It honestly depends on what your wants/needs are. I use Seeed regularly, and will continue to do so; they closed early for the Chinese New Year, and I used FlyPCB partly because I like to try new fab houses, and partly because I didn't want to wait until after the New Year holidays were over. (I also wanted to try them because I really like OSP as a PCB finish, and they're one of the few places that offer this, though not necessarily on prototypes. Neither Seeed, MakePCB, Golden Phoenix/BatchPCB, Sure Electronics' PCB service, or Olimex offer OSP finishing. Advanced Circuits does, but it's not a "standard" option, and thus excessively expensive, in that boards with OSP will never qualify for any kind of discount.)
Seeed offer very few options, other than solder-mask color, because they're just a middleman for some unspecified board house in China, and PCBs are just a small part of their business. For example, all they offer is HASL finishing - it's very nice HASL, some of the smoothest I've seen, though it may or may not be lead-free. Seeed's pricing is better only for the kind of prepackaged offers they have - when they offer it (they shutdown their PCB service early for the Chinese New Year) a comparable offer to the FlyPCB $40 offer would be ~$32.50, and you can actually get that down to ~$27.50 if you choose to skip electrical testing. Seeed insist on a minimum 8/8 trace/space, and a minimum 10mil hole size.
Seeed's "regular" fabrication is $50 + $0.12 per square centimeter.
On the other hand, FlyPCB offer all the options of a full-fledged fab house, because that's what they are. So, for people who like to use BatchPCB for prototypes, and then use Golden Phoenix for "production" boards, because they like knowing that WYSIWYG, FlyPCB is probably a very attractive alternative - get prototypes fabbed on 1.6mm 1oz green-soldermask HASL boards, fairly cheap, then have production boards made by the same company, only with, say, OSP finishing and black soldermask, on 2oz 2mm boards, or whatever. Their prototype service is 8/8 trace/space, the same as Seeed, but they'll do as low as 4/4, apparently.
FlyPCB's "quoted" prices are (for double-sided boards) $50 setup + $0.16 (or less) per square inch, and I suspect they might go slightly lower if you email them for a quote.
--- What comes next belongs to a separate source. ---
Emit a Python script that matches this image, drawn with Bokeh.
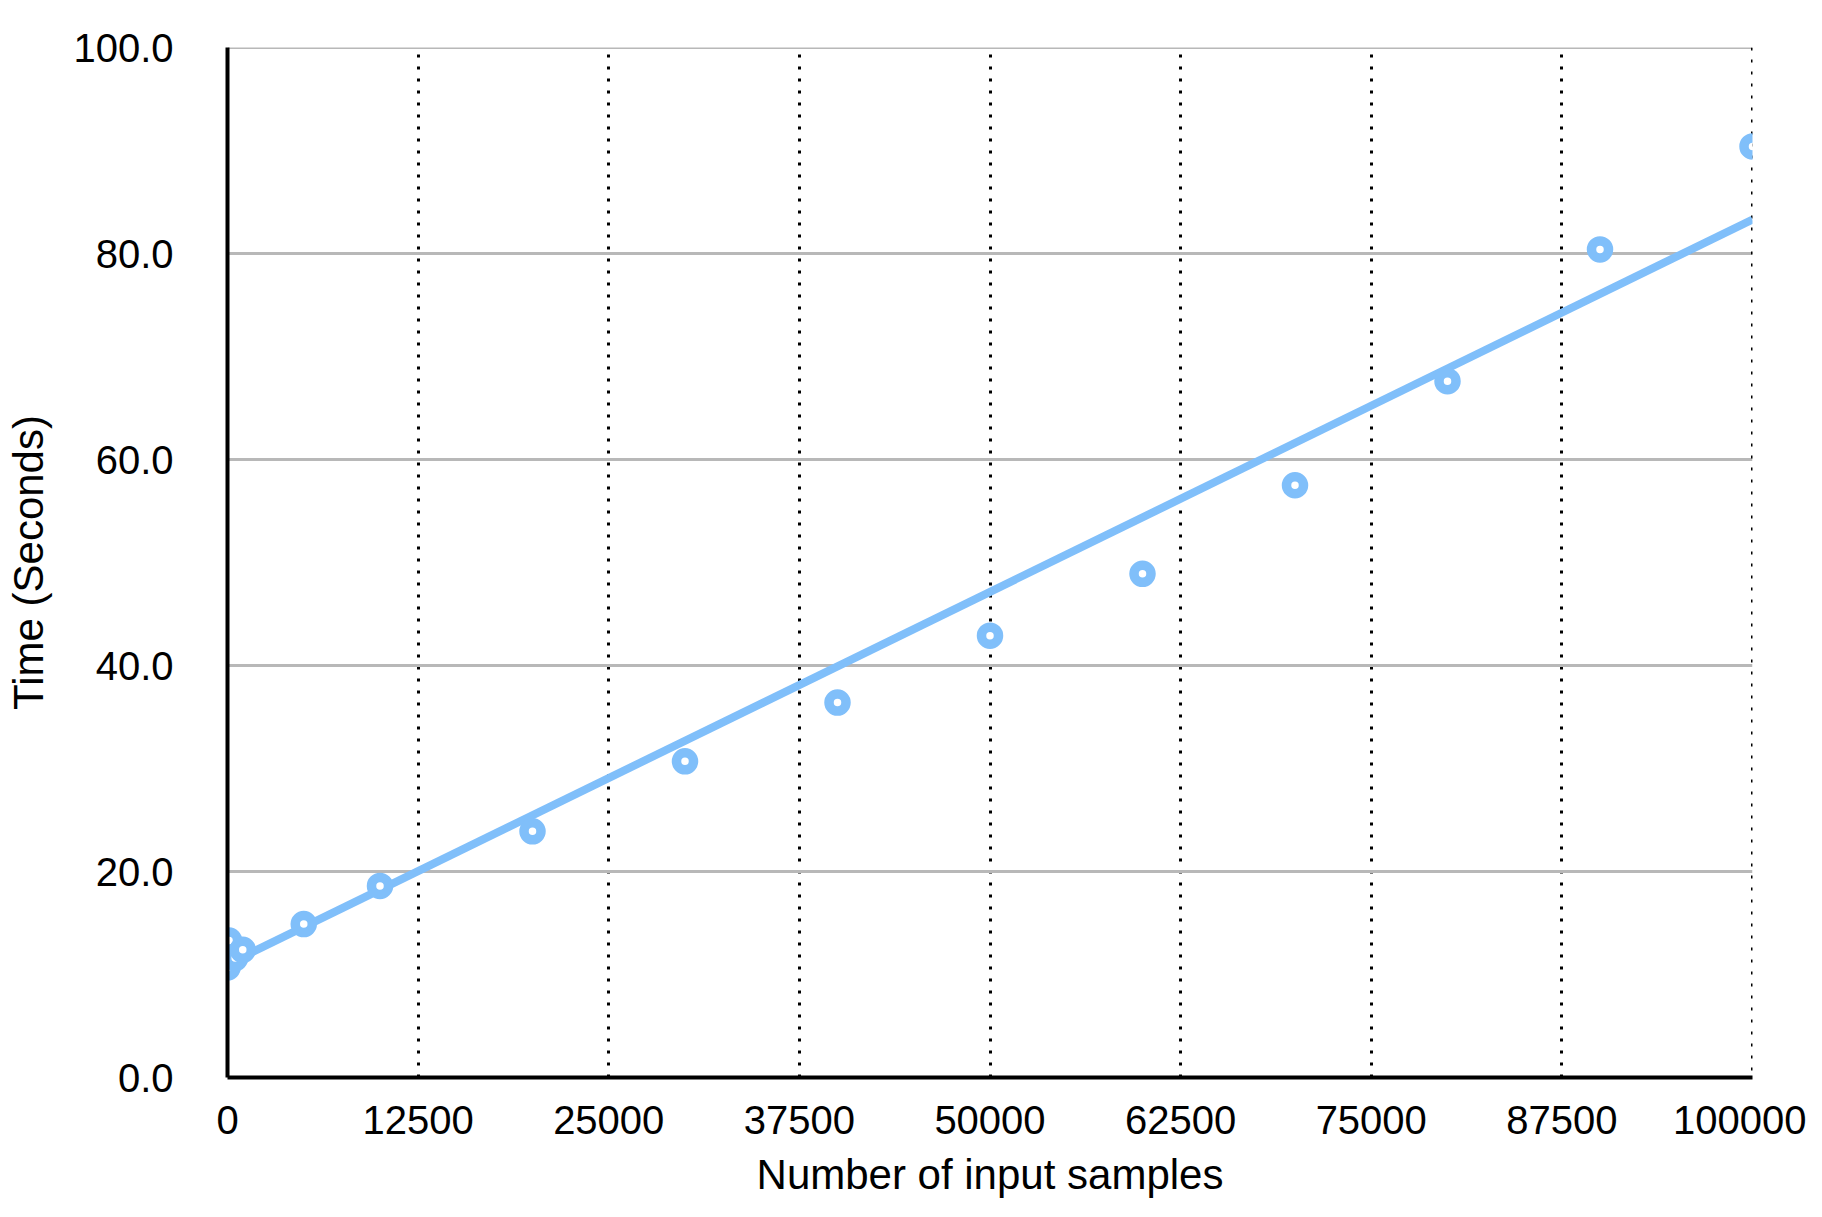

Like I said, I'll continue to use Seeed, particularly when I'm doing boards that involve very fine-pitch SMD semiconductors. (Their HASL is smooooooth.) They are - for what they offer - pretty much the cheapest place going, and their turnaround time is fairly decent, for an overseas fab house. They're not a fab house, though, so their ability to offer support is limited. FlyPCB, on the other hand, are very nice to deal with, know what they're doing, provide a very high-quality product, and offer substantially better pricing on production boards than Seeed... or Golden Phoenix, for that matter - and their basic boards are at least on par with GP, and probably better.
(Golden Phoenix offer 155 square inches of one design for $99, for 1oz 1.6mm FR4, HASL. Seeed would charge $175 or so for the same thing; FlyPCB would do it for about $75. Admittedly, Golden Phoenix would get it to you slightly faster, but if you're purely trying to find the cheapest place... Seeed isn't even close, and FlyPCB is 25% cheaper than GP. MakePCB, my current favorite for production PCB fabrication, would do it for +/-$5 of what FlyPCB charge - I make it out to be 56 Euros / $76, but the exchange rate varies - but the MakePCB boards would be gold-plated for that price.)
The "tl;dr" version: Both have their strengths and weaknesses. Seeed are cheaper for prototypes, and offer marginally higher-quality PCBs, albeit with no real options except soldermask color. FlyPCB are an actual board house with a lot of options, and offer significantly more attractive pricing than Seeed - or any of the other "usual suspects" - once you get to even small-volume / hobbyist production runs.